Of course, there are reforms in the bill that are needed—and which, some would argue, are long overdue—and that enjoy fairly widespread support. For example, the introduction of independent legal representation for complainers is very welcome. At present, under section 275 of the Criminal Procedure (Scotland) Act 1995, complainers can be questioned about aspects of their
“sexual behaviour not forming part of the subject matter of the charge”.
In reality, that has often opened up a situation in which victims have their privacy violated.
The recent legal victory by pioneering campaigner Ellie Wilson against the advocate who cross-examined her will, it is hoped, lead to real change on that front. However, we should not be placing the burden on victims to fight long and drawn-out battles just for the right to decent, fair and respectful treatment in court. They deserve the right to have someone who will fight their corner. That is what the bill gives them, and Scottish Liberal Democrats warmly welcome that reform, as well as the reform to confirm the anonymity of rape victims. Russell Findlay was right to pay tribute to the media for the way in which they have observed that in practice.
Other aspects of the bill are more concerning. Although I do not have time to go into each of those, I will touch on a few that other members have mentioned. The first relates to the introduction of a specialist sexual offences court and a pilot of juryless trials. I recognise the rationale for those proposals and the reasons why Lady Dorrian came forward with her original recommendations. Nevertheless, I still share the concerns that have been expressed by many, both within the legal profession and among colleagues across the parties, in relation to that aspect of the bill.
Overturning a key tenet of our legal system in Scotland was always likely to stir up a reaction. I know that the justice secretary has sought to respond constructively, but I think that it is fair to say that she has so far been unable to allay those concerns. Defence practitioners have made clear their outright opposition, which makes it unclear how any pilot might work, or indeed what success might look like.
Postponing the pilots until 2028 may sound like a compromise, but it raises the question of why on earth Parliament would put a provision in a bill today, rather than leaving it to a future Government and Parliament to decide, further down the line, whether it was felt to be necessary or appropriate in the light of circumstances at that time.
The Diplock standards for juryless trials elsewhere in the UK include an expanded right of appeal for the accused on matters of fact as well as law. That is a safeguard against case hardening, in which judges, who may think that they have heard it all before, begin subconsciously deciding the facts based on their experience of similar cases and not on the merits of the evidence. The UK Supreme Court has reiterated the importance of that safeguard, as did the Dorrian review itself, yet the Government’s proposals include only a narrow right of appeal on matters of law. I understand that the justice secretary has indicated her willingness to make changes, but the proposal seems, at this point, to be beyond salvation.

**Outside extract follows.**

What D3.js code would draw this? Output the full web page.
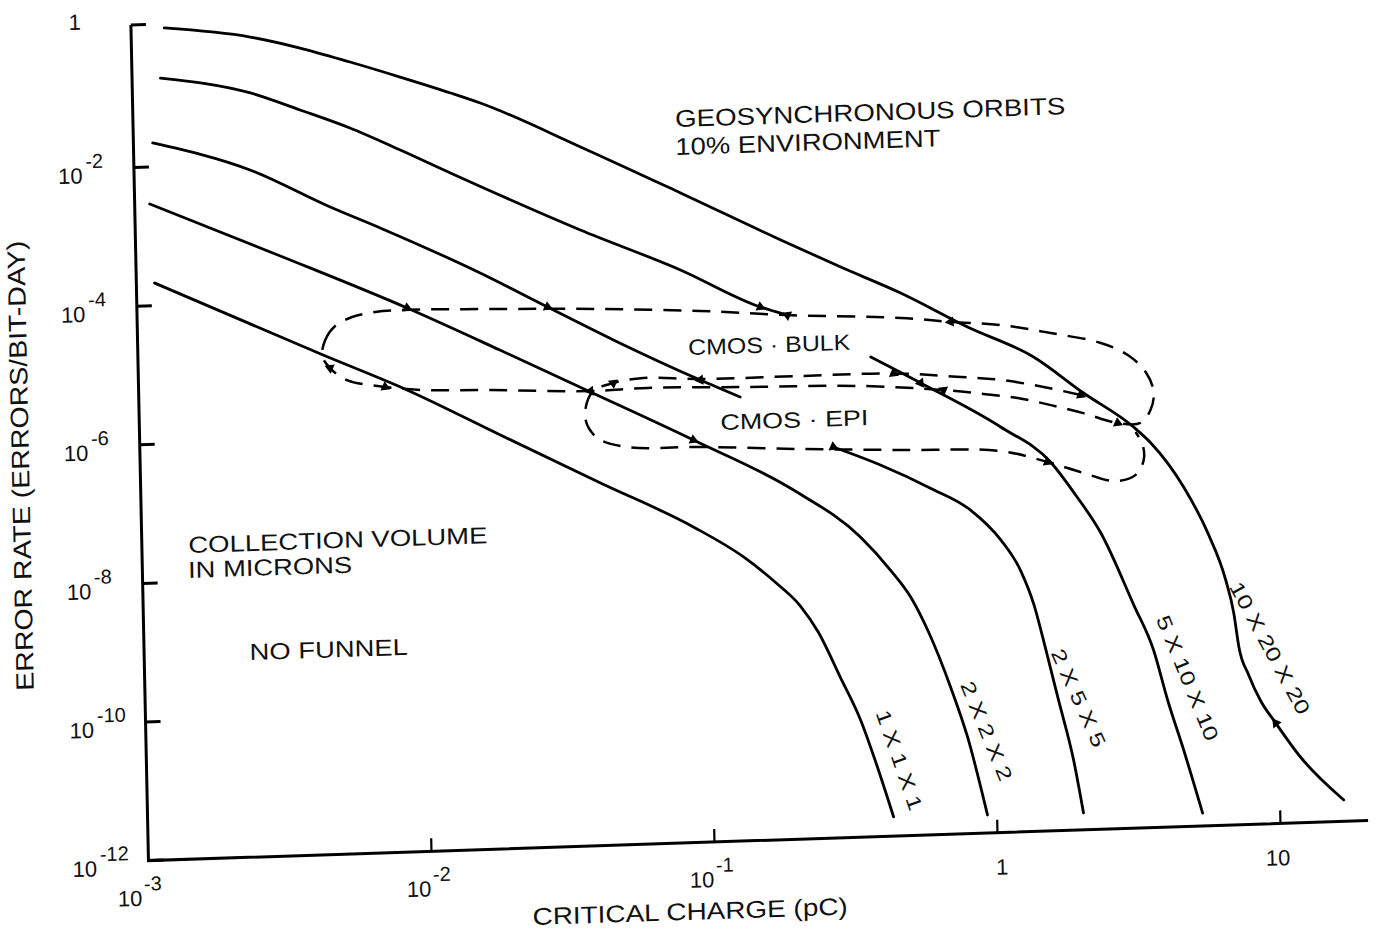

On a more positive note, Scottish Liberal Democrats remain supportive of the proposed abolition of the not proven verdict, which—as Audrey Nicoll and others suggested—has had its day. Nonetheless, like many witnesses and members of the Criminal Justice Committee, and even the Lord Advocate, we are not convinced about the proposed changes to jury size and majority rules. That aspect may yet be salvageable, but the Government has its work cut out.
Plans to create a separate victims commissioner appear to be well meaning but are misguided. Instead of swelling the ranks of commissioners and ombudsmen, there is a much stronger case for using any resources that are available to support existing organisations that currently do invaluable work in supporting victims, highlighting their needs and advocating on their behalf.
With this bill, the cabinet secretary appears to be adopting the kitchen-sink approach to justice reform. I appreciate the attraction of doing so when it comes to the interests of victims and witnesses, but I worry that the Government may be biting off more than it can chew in a single piece of legislation. For that reason, while I will certainly be happy to take up the cabinet secretary’s offer of continued engagement, as I will with the committee, I find myself very much in the same position as Pauline McNeill in not being able to support the bill at stage 1.